I know I am not writing to anyone tangible out there in web land...yet. But I hope that some day I will be. In the meantime I am going to borrow an old-fashioned style and say, Dear Reader.
For some reason I get a kick out of that, and frankly, it makes it a little bit easier to write if I can picture some benevolent reader out there who thinks what I have to say is both witty and interesting. Kinda like a grandmother.
I don't have any of those left, but I imagine that my father's mother would have loved to be able to log on and read about what was going on in my life and my world. She would have loved my children - wow, would they have given her joy. I know that whenever I wrote her a note from college she really enjoyed it. Later, when I would come by to see her (not nearly enough - but the guilt column will come later) she would tell me how she loved to hear about the classes I was taking and how school was progressing.

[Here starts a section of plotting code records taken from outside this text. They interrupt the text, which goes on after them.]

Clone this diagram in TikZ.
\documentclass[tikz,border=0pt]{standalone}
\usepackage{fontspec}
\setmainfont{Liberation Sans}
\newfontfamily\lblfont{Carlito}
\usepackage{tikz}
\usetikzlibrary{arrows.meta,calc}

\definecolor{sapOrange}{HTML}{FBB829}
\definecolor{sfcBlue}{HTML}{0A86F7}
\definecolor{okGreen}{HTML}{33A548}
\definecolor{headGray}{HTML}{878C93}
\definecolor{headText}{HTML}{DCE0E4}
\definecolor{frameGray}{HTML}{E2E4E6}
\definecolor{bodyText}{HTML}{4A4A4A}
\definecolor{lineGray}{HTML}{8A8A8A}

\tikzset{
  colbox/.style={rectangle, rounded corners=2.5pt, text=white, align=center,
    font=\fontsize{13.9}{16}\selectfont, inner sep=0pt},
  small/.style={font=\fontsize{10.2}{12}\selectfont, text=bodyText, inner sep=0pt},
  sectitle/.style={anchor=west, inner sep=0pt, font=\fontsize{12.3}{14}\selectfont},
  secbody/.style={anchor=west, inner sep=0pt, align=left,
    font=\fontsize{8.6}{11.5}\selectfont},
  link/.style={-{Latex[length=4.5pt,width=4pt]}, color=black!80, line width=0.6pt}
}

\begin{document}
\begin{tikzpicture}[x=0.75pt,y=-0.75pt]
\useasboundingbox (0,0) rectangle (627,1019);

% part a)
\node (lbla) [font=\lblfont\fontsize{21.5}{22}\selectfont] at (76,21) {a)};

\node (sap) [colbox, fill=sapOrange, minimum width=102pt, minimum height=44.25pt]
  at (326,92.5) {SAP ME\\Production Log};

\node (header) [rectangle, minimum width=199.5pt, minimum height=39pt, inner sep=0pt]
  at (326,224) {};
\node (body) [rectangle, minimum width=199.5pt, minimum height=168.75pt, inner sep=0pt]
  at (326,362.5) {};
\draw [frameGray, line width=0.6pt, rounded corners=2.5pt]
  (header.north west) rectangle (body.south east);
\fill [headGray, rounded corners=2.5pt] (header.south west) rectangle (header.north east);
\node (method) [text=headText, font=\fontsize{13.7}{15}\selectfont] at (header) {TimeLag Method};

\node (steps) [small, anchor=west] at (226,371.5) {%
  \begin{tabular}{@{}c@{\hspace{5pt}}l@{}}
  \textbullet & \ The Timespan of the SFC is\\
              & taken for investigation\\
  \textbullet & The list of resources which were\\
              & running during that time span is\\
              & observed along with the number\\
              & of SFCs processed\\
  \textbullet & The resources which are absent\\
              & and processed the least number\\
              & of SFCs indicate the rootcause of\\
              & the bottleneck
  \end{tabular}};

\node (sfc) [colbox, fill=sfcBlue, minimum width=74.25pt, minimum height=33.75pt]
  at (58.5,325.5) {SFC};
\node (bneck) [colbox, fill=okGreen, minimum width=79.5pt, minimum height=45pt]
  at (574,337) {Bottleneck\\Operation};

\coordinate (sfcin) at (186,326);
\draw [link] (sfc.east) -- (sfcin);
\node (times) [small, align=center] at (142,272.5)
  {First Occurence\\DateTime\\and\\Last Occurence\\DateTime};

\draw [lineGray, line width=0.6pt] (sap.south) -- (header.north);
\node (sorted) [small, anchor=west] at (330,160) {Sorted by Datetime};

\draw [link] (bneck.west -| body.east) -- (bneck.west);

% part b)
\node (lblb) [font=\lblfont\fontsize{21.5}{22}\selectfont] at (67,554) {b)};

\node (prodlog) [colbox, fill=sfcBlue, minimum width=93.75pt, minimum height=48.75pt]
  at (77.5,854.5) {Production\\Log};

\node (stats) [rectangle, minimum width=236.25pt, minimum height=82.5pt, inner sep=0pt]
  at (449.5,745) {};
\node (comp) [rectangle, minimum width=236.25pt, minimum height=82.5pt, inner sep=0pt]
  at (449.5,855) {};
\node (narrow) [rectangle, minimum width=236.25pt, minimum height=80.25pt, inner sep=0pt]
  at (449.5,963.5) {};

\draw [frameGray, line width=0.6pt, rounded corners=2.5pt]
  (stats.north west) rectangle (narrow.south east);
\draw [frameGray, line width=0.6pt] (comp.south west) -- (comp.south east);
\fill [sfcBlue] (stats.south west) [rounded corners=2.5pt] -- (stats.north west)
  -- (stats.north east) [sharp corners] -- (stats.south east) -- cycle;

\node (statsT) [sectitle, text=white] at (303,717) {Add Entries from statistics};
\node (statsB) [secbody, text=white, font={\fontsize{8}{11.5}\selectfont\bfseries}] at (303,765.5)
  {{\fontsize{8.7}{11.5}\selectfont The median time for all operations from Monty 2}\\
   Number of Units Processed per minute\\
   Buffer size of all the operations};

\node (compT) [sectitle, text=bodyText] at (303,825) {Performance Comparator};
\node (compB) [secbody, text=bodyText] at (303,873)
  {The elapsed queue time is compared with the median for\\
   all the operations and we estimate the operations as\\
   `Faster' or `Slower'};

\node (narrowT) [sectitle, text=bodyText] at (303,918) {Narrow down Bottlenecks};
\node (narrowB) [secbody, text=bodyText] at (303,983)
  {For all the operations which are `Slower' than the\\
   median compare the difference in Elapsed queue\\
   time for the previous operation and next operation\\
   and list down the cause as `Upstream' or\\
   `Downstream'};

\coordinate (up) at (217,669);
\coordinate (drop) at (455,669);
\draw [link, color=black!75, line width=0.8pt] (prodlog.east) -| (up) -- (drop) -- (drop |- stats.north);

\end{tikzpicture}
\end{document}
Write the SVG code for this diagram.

I often say that I come from a long-line of frustrated women. I don't know definitively that that is a true statement, but it certainly is my belief. My grandmother was one of them. There may be family members who would disagree - and I don't mean to start anything- but I think that any woman who basically spent the last decade (at least) of her life in her bed, smoking and reading paperback novels was probably frustrated about something. Or wished for more, or different, or elsewhere.
My maternal grandmother was not much different. She had a predilection for prescription drugs and had tried, on several occasions, to commit suicide. Obviously this was a woman who was not happy with her lot in life, although it looked pretty okay from the outside. She lived in a nice house in a nice suburb. They got new cars every 2 or three years, if not every year. I remember driving up to my grandparents' house and seeing that Grandpa had a new car! It was so cool and exciting to me. I always wanted to climb in, check out all the buttons and the new car smell. One year my Grandfather got a BMW for my grandmother. It was a big switch from her usual large American made car. I got the impression she didn't care for it as much as she had thought she would. Not as large and luxurious - it was only a 325.
OK, I am a little off topic right now. The point of this, the inaugural post, was to introduce you (dear reader) to me, (dear writer) and I suppose I have inadvertently told you more about me right off the bat than i intended to. Ah well, I will have plenty to add and subtract at a later date.
The reason I am starting this blog today, December 9, 2009, is because it is my birthday. Not a major, huge, milestone one like 16, 18, 21, 30 or 50...but a year older nonetheless. I don't know how or when I became the adult in my life. It coems at you at a slow boil and then - like the proverbial lobster - you realize you are cooked. I am no longer a child, a teen or a young adult. I am a married woman, a mother, an adult. Someone who seems to have her shit together.
What?!? Who? Me? Really?!?
Some days I own that fully and some days not so much. My goal for this year is to own all parts of me equally, and give them all their due. This means the wife, mother, friend parts and ALSO the writer me who has been trying to get out and stay out for so long. Even though I let her out from time to time like a charming party trick, this year I would like her to make her official debut to polite (notice that, dear reader, p-o-l-i-t-e) society. She is a little scared, so please, be gentle.